> _Work required_:
Select from the data all lines with the word "this".

> _Given data_:

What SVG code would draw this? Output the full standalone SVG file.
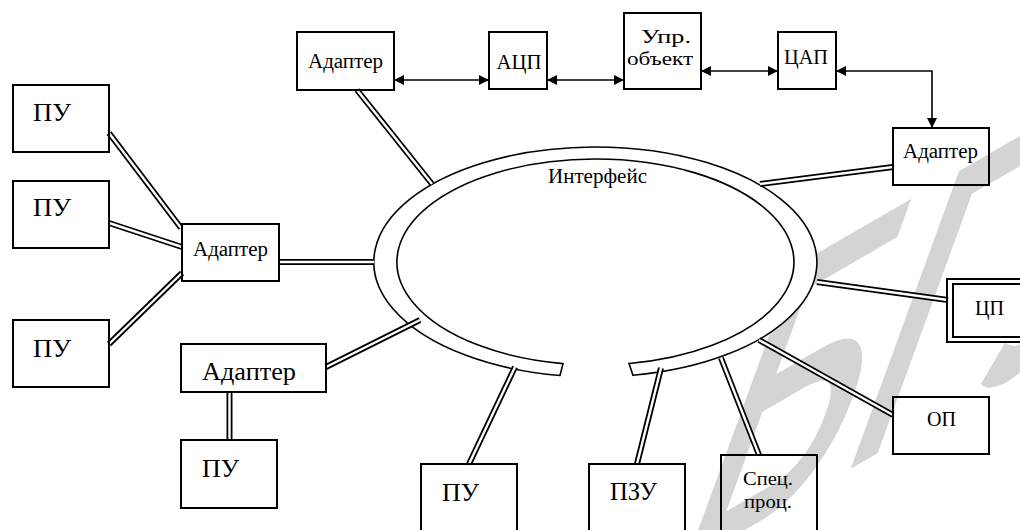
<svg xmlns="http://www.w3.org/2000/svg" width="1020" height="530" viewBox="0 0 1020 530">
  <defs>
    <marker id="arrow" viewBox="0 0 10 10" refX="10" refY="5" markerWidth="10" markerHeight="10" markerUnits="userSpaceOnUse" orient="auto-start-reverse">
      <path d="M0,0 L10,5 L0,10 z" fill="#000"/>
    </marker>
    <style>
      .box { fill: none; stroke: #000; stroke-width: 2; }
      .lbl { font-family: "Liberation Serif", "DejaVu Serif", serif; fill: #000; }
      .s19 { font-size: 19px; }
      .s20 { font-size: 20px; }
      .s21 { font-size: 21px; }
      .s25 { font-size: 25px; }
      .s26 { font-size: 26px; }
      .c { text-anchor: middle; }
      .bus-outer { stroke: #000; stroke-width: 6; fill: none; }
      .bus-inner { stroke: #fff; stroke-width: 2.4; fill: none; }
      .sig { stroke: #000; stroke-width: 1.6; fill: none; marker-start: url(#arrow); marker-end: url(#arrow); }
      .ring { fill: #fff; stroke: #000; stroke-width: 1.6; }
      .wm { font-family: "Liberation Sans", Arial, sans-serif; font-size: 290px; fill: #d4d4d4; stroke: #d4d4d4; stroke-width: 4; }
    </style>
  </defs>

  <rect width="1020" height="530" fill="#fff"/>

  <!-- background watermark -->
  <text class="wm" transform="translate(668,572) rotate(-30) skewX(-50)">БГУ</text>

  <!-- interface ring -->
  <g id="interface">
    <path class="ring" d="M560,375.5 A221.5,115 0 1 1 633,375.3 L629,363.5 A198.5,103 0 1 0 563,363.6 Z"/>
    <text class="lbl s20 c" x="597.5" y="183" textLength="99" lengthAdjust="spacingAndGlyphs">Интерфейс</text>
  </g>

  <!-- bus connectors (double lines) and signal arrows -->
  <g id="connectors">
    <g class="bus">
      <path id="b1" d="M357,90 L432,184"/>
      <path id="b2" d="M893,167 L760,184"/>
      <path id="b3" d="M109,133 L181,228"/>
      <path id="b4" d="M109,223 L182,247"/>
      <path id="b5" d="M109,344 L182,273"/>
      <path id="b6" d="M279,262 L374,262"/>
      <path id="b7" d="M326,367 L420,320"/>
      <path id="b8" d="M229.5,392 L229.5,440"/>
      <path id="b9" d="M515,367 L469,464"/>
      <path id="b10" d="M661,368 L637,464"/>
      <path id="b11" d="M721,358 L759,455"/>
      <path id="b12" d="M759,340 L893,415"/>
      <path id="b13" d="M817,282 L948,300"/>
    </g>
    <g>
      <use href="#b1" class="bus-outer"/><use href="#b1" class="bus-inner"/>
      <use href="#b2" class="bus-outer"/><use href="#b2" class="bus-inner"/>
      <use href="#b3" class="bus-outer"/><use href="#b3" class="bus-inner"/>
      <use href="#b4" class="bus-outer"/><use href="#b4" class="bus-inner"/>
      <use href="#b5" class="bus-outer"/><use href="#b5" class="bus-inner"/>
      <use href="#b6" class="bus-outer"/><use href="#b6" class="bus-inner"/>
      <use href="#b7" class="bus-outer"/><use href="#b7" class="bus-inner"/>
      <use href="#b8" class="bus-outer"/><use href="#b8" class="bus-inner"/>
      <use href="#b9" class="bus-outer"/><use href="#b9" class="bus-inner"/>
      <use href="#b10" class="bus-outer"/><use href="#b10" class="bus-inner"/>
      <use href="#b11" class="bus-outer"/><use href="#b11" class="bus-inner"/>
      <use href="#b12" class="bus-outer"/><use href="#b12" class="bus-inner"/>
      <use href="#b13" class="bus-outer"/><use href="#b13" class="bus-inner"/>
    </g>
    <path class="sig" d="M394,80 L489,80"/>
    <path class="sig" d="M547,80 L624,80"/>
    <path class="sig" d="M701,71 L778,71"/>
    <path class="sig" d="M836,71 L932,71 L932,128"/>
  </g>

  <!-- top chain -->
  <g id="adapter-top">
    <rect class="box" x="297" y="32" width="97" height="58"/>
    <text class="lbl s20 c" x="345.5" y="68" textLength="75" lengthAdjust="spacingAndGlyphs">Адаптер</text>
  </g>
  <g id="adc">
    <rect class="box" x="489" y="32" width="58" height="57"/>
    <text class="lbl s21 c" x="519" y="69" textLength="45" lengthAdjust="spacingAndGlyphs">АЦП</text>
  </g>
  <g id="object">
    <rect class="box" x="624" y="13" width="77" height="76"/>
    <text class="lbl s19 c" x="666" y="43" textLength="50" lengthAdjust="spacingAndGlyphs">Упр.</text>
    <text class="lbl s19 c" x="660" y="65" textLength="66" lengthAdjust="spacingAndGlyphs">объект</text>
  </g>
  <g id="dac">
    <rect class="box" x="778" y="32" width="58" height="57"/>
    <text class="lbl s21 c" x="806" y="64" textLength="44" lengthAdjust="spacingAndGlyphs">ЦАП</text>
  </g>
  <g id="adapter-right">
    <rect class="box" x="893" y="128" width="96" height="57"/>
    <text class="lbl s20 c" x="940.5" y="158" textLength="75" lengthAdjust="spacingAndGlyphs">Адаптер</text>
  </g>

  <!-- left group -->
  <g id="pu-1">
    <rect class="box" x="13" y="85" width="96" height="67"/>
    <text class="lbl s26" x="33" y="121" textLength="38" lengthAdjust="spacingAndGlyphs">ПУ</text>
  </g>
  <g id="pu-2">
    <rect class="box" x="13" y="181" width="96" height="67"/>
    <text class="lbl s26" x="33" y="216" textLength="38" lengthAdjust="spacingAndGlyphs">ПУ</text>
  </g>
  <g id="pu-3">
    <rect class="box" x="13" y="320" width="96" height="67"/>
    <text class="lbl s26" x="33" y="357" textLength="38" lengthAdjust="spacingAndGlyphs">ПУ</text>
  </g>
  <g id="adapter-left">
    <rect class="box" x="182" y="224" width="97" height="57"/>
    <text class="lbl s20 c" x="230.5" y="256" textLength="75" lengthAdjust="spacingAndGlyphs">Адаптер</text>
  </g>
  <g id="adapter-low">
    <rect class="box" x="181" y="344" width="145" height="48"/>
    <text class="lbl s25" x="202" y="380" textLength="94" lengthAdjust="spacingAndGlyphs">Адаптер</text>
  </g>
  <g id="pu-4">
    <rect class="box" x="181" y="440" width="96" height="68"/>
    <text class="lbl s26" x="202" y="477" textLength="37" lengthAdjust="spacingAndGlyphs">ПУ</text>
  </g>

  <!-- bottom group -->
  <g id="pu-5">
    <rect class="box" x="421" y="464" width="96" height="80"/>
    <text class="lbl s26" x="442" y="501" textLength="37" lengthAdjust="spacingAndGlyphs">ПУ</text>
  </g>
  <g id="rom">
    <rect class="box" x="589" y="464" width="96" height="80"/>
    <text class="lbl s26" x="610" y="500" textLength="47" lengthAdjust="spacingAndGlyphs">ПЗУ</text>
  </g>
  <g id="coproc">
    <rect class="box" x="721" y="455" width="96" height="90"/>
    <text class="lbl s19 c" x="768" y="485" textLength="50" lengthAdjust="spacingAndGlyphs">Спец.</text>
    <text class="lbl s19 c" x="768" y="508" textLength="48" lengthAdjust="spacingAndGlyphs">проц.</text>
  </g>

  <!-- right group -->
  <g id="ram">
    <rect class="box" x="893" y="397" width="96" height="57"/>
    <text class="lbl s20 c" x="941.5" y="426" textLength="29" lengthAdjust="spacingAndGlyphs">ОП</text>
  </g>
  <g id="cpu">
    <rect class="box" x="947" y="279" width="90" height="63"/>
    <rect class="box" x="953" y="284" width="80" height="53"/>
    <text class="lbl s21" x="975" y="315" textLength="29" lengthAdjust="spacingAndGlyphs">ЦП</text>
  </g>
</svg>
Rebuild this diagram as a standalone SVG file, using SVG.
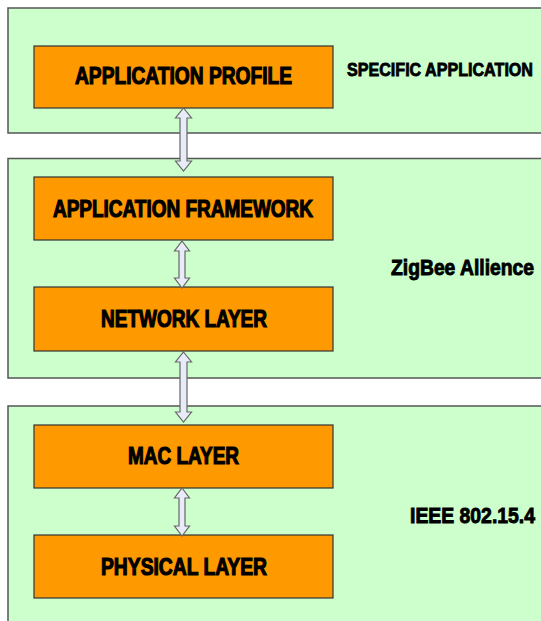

> _Worked solution_:
What SVG code would draw this? Output the full standalone SVG file.
Rebuild this diagram as a standalone SVG file, using SVG.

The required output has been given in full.